Thank God, then, for Wayne Rooney’s intelligence deficit. Mata now has three games, starting with Everton at home, in which to show van Gaal what he’s been missing, indeed potentially three games to save his United career.
A word of warning, however: Manchester United have won just one of their last five Premier League games against the Toffees and, of the four players to have scored a hat-trick against the Red Devils in the EPL, two could be lining up against them on Sunday (Romelu Lukaku and Samuel Eto’o).
3. #Winning
Arsene Wenger rolls into Stamford Bridge this weekend looking to mark up his first win in 11 encounters with Jose Mourinho, and something tells us he’s unlikely to break that hoodoo any time soon. Thanks in no small part to the sensational form of Emirates old boy Cesc Fabregas, Chelsea are demonstrating an insatiable thirst for goals this season, averaging more than three strikes a game (in stark contrast to the less than two-a-game racked up last year). While both teams go into the tie unbeaten, Chelsea have scored 8 more goals than Arsenal and, crucially, secured six more points.
One man who’ll be especially keen to get his boots dirty is Didier Drogba, who’s scored an incredible 15 goals in 15 games against The Gunners. However, given the form of Diego Costa, and with Loic Remy lurking in the shadows, he’ll do well just to get on the pitch.
Whatever the result, Wenger will take a degree of smug satisfaction with him to West London. Mid-way through last season Mourinho labelled the Frenchman a “specialist in failure”. A few months later, Arsenal lifted the FA Cup. And what did Jose win? Zip. Zero. Nada. Nil. Nothing.
We wonder if Arsene will bring his winner’s medal with him...
4. When Will Roy Keane Spontaneously Combust?
Since The18 drew attention to the fact that Aston Villa’s fine early season form was making a mockery of our relegation prediction, The Villains have lost twice, scored zero goals and shipped six. In their defence, they’ve played both Arsenal and Chelsea, but things don't get any easier this weekend with the visit of reigning Champions Manchester City. The light blues have won five of their last six games against Villa, while in-form Frank Lampard has scored more Premier League goals against the Birmingham-based side than any other team (including eight in his last six starts).

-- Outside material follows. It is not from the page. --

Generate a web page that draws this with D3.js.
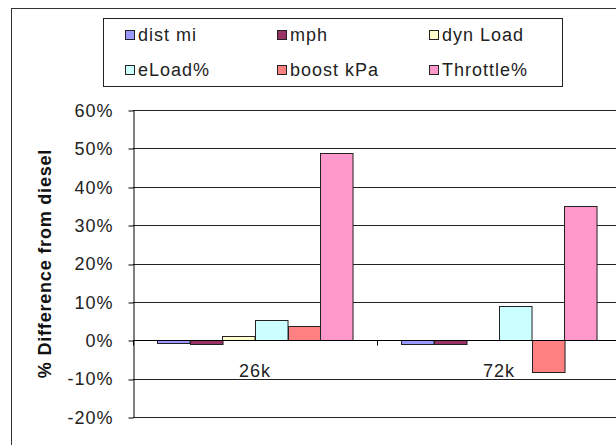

All of which begs the question: how long until Roy Keane spectacularly loses his sh*t? This, after all, is a man who, as a player, was used to winning: seven Premier Leagues, four FA Cups and one Champions League. Marry to that a temper with all the stability of custard and you have a recipe for the mother of all melt-downs.
We give it another two weeks.
5. Want A Goal-scorer On The Cheap? Go Dutch
Perceived wisdom holds the Premier League as the “best in the world”. Believing this to be an indisputable fact, the media and the league’s richest clubs focus almost exclusively on the acquisition of attacking talent already operating in a supposedly “comparable league”. Think: Ozil (La Liga), Di Maria (La Liga), Costa (La Liga), Sanchez (La Liga) Balotelli (Serie A), Aguero (La Liga) and you'll see what we mean.

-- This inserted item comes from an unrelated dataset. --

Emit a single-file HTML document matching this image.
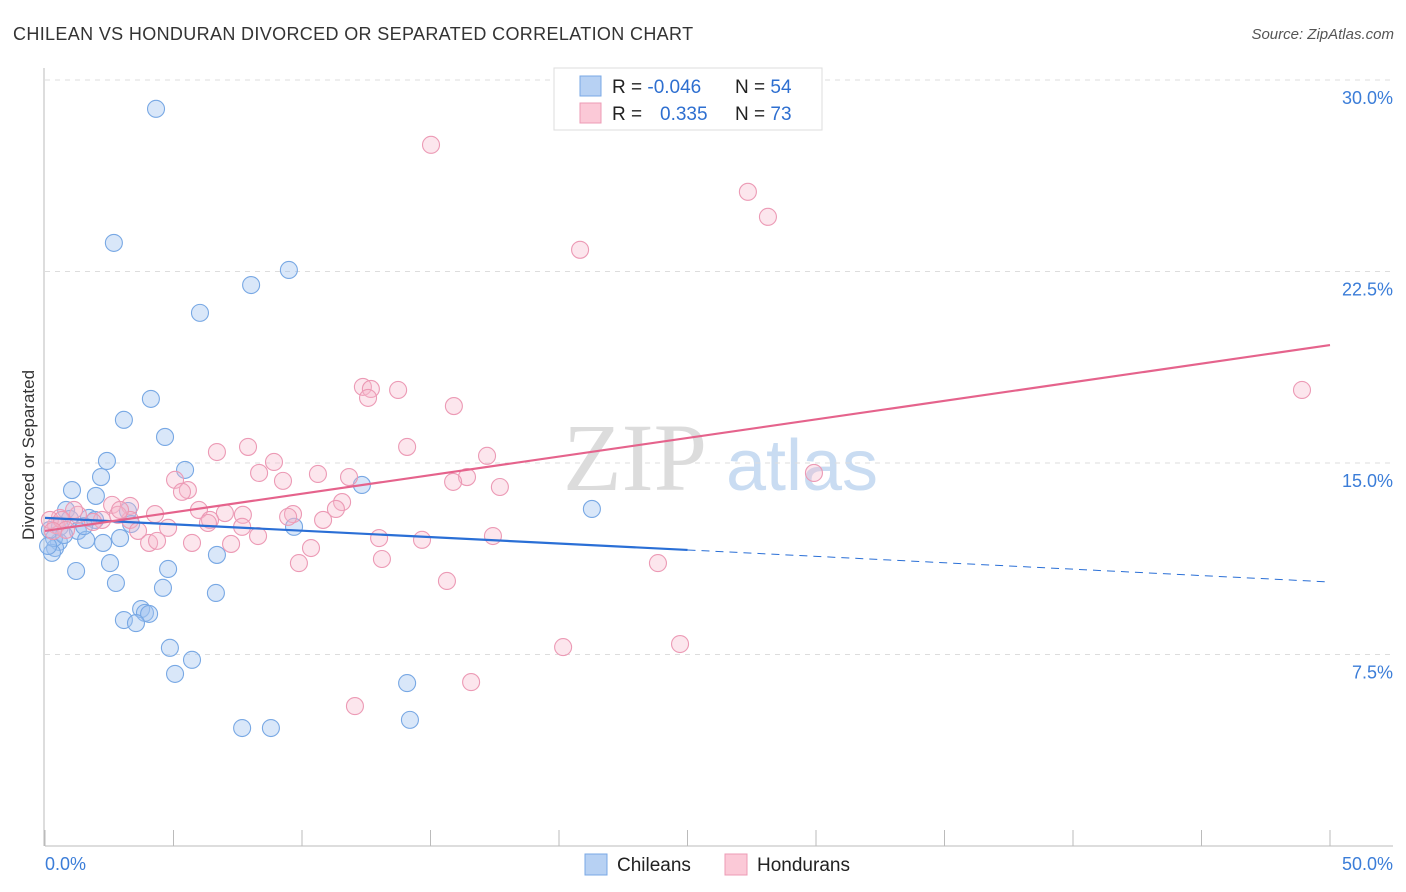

The above are of course all great players, but equally they also cost a f*ck-ton (it’s an imperial measurement) of money. If recent seasons have taught us anything, it’s that the best strikers don’t necessarily come from La Liga or Serie A. If you want a goal-scorer, and you don’t want to pay the big league premium, go Dutch: after all, the Premier League’s top scorer in each of the last three seasons entered the EPL via the Eredivisie.
Sure, we hear you say, but you’re talking about Luis Suarez and Robin van Persie; that’s hardly representative. Perhaps not, but there’s depth here: Wilifred Bony (signed from Vitesse Arnhem for £12m) scored 17 goals last year; Graziano Pelle (Feyenoord, £8m) has already scored four goals in six this season; Nacer Chadli (FC Twente, £7m) also has four goals already, while Dusan Tadic (FC Twente, £11m) has the third-highest number of assists in the league so far.